This was the month of feminism! I’m going to do this month’s book reviews a little differently and just do one book at a time. The two books I read were for my feminist book club. I underlined a lot of passages and wrote down quotes for my “Quotes Book” while I was reading, so I already had a lot of material for more in depth reviews.
This was the book for my September feminist book club. All of us thought that it was not nearly as soul stirring or as eloquent as The Beauty Myth was (our book for August), but we did think that it did have a lot of ideas that we certainly appreciated. I like that she views feminism as a loving way of life, which is very similar to how I view feminism-it is why I cannot separate my Christianity from my feminism either. (And why I have trouble fitting into most mainstream churches!) She says that, “feminism is the vision and practice of love. Feminism is acts of love that eliminate all form of domination […] Feminism is love in action.” This is very different than simply saying that feminism is women achieving equality to men, which is how many people define it. I prefer her way of “creating communities of love,” which would certainly go much farther ahead than just closing the wage gap, which in my mind, is simply a step in the right direction.
While we all liked a lot of her ideas, there was a lot that we vehemently disagreed with too! (That, in itself, was actually quite nice, as it led to a very spirited discussion!) Our main objection was that we thought her statements were way too broad and simplistic. For instance, she says that, “Acting dominant not only harms the person being dominated, but it also violates the dominator’s own inner core of love.” While we agreed that the patriarchal system of domination and coercion is negative and damaging, we thought her statement that acting dominant is harmful, with the implication that it is always harmful was incredibly too all or nothing thinking. (She could use some DBT!!!) Both of the other members in the group talked about how they are caregivers and how if they did not “act dominant” while on the job, then their client’s safety would be at stake. I believe there is a difference between “acting dominant” in a patriarchal, coercive way and “acting dominant” in a loving, caring way. I would have to read the book again to see if she makes that distinction using different words.

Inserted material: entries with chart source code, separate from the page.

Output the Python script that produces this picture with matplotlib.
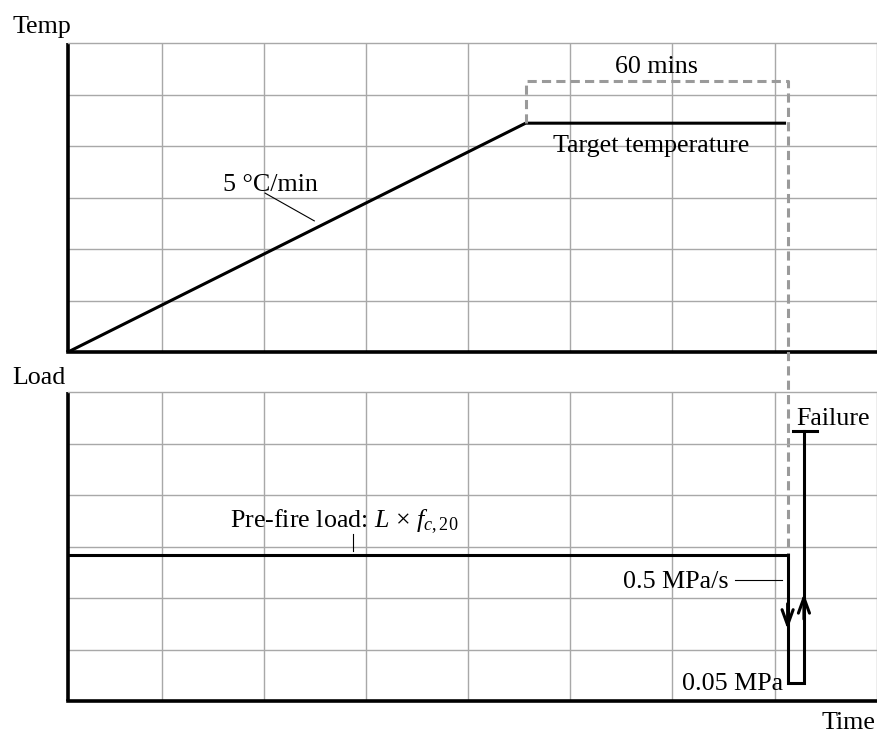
import matplotlib
matplotlib.use('Agg')
import matplotlib.pyplot as plt

plt.rcParams['font.family'] = ['Liberation Serif', 'DejaVu Serif']
plt.rcParams['mathtext.fontset'] = 'custom'
plt.rcParams['mathtext.rm'] = 'Liberation Serif'
plt.rcParams['mathtext.it'] = 'Liberation Serif:italic'

# time axis in grid units (left axis = 0)
grid_x = [0.917, 1.917, 2.917, 3.917, 4.917, 5.917, 6.917]
grid_y = [1, 2, 3, 4, 5]

# temperature schedule
temp_time = [0, 4.48, 7.03]
temp_vals = [0, 4.45, 4.45]
box_time = [4.48, 4.48, 7.045, 7.045]
box_top = 5.28

# load schedule
load_time = [0, 7.045, 7.045, 7.205, 7.205]
load_vals = [2.83, 2.83, 0.355, 0.355, 5.25]
fail_cap_x = [7.095, 7.33]
down_tip = (7.045, 1.39)
up_tip = (7.205, 2.09)

FS = 18.7
GRID = '#a8a8a8'
DASH = '#9a9a9a'

fig = plt.figure(figsize=(8.78, 7.37), dpi=100)
ax_t = fig.add_axes([0.0775, 0.5224, 0.9211, 0.4186])
ax_b = fig.add_axes([0.0775, 0.0488, 0.9211, 0.4193])

for ax in (ax_t, ax_b):
    ax.set_xlim(0, 7.918)
    ax.set_ylim(0, 6)
    ax.set_xticks(grid_x)
    ax.set_yticks(grid_y)
    ax.tick_params(length=0, labelbottom=False, labelleft=False)
    ax.grid(True, color=GRID, lw=1.0)
    ax.spines['left'].set_linewidth(2.6)
    ax.spines['bottom'].set_linewidth(2.6)
    ax.spines['left'].set_capstyle('butt')
    ax.spines['top'].set_color(GRID)
    ax.spines['right'].set_color(GRID)
    ax.spines['top'].set_linewidth(1.0)
    ax.spines['right'].set_linewidth(1.0)
    ax.set_axisbelow(True)
ax_b.patch.set_visible(False)

# top panel
ax_t.plot(temp_time, temp_vals, color='black', lw=2.2, solid_capstyle='butt')
# dashed guide running down into the load panel
y_end = ax_t.transData.inverted().transform(
    ax_b.transData.transform((box_time[-1], load_vals[0])))[1]
ax_t.plot(box_time, [temp_vals[1], box_top, box_top, y_end], color=DASH, lw=2.2,
          dashes=(3.0, 1.7), clip_on=False, zorder=5)
ax_t.plot([1.929, 2.411], [3.09, 2.55], color='black', lw=0.8)
ax_t.text(1.978, 3.13, '5 °C/min', fontsize=FS, ha='center', va='baseline')
ax_t.text(5.714, 3.88, 'Target temperature', fontsize=FS, ha='center', va='baseline')
ax_t.text(5.762, 5.434, '60 mins', fontsize=FS, ha='center', va='baseline')

# bottom panel
ax_b.plot(load_time, load_vals, color='black', lw=2.2, solid_joinstyle='miter')
ax_b.plot(fail_cap_x, [load_vals[-1]] * 2, color='black', lw=2.2)
for tip, dy in ((down_tip, 0.5), (up_tip, -0.5)):
    ax_b.annotate('', xy=tip, xytext=(tip[0], tip[1] + dy),
                  arrowprops=dict(arrowstyle='->, head_length=0.55, head_width=0.2',
                                  lw=2.2, color='black', shrinkA=0, shrinkB=0,
                                  mutation_scale=20))
ax_b.plot([2.793, 2.793], [3.24, 2.91], color='black', lw=0.8)
ax_b.text(1.586, 3.36, 'Pre-fire load: $L$ × $f_{c,20}$', fontsize=FS,
          ha='left', va='baseline')
ax_b.plot([6.53, 6.99], [2.35, 2.35], color='black', lw=0.8)
ax_b.text(6.466, 2.19, '0.5 MPa/s', fontsize=FS, ha='right', va='baseline')
ax_b.text(7.0, 0.214, '0.05 MPa', fontsize=FS, ha='right', va='baseline')
ax_b.text(7.134, 5.36, 'Failure', fontsize=FS, ha='left', va='baseline')

fig.text(13 / 878, 1 - 32.5 / 737, 'Temp', fontsize=FS, ha='left', va='baseline')
fig.text(12.7 / 878, 1 - 384 / 737, 'Load', fontsize=FS, ha='left', va='baseline')
fig.text(876 / 878, 1 - 729 / 737, 'Time', fontsize=FS, ha='right', va='baseline')

fig.savefig('out.png', dpi=100)
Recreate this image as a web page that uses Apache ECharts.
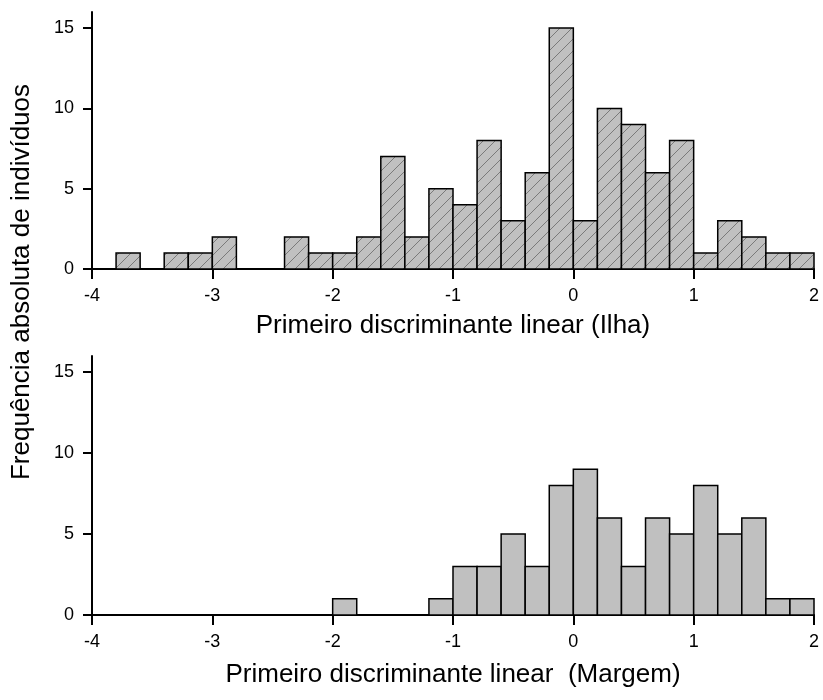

I also thought her explanations for people’s behavior were often too simplistic. She never addresses the mind-body connection. She seems to think that all mental illnesses are the result of not receiving enough love and never accounts for chemical imbalances. The “Power of Love” section is particularly problematic. She first talks about suicidal ideation in regards to murderers,which is absolutely ridiculous and stigmatizing. Then on p.119 she talks about people with mental illnesses in a very impersonal and dehumanizing way. I was a bit shocked after all of her speech about giving respect to all humans. Her reasons were all too simplistic. I get that she is trying to illustrate that these people are all out of touch with their “inner core of love,” but I found her language very triggering as someone who has severe mental illness, myself and I felt it was very insensitive and potentially ablest. Also, it is hard to be in touch with one’s inner core of love if one’s brain chemistry is mixed up and she never once in the book mentions anything about the mind-body connection, brain chemistry, or genetics, which again, leads me to believe that her take on mental illness is way too simplistic. All in all, she seemed to flip-flop between not giving people any responsibility for their actions or feelings and then giving them too much.
We also thought she seemed pretty codependent once she started talking about forgiveness. She says: “Once I forgive you I try to trust you again even though you were untrustworthy before,” and, “Forgiving re-establishes my relationship with you even though you injured me.” What in the world?! In our opinion, this is not feminist theory thinking at all!!! Should an abused wife go back to her abusive husband just because she “forgives” him? Should she not put forth the effort to forgive him, just because she is moving on with her life? From a therapeutic angle I have been taught to view forgiveness as, “I forgive to release myself from my own bondage.” To forgive does mean that I come back to a place of loving, but if a person has been abusive, then to trust again would be perhaps codependent and definitely damaging! We thought it was odd that she stressed trusting and re-establishing the relationship when she had just talked about how women give too much of themselves away anyway. Forgiveness is definitely important, but one does not need to be a martyr. I thought it was then very wise when a member stated that she thought it was awfully shortsighted that the author said nothing about boundary making, because in her opinion, setting boundaries is a big part of being in a loving relationship. I agree! For instance, there is no way that the patriarchy will ever be brought down if feminists do not set some tight boundaries on how they will talk and act to each other and to the world. (Will they act out in sisterly love towards each other and other people or will they continue in the path of the patriarchy? Will they take time for self-care or will they follow in the footsteps of patriarchal martyrdom?)
Would I recommend this book? Well, its audience was obviously for a college class and not for someone who was recovering from an intense injury, like one of our members was. I would recommend it, because it really does have some great ideas and quotes, but just read it with a questioning mind.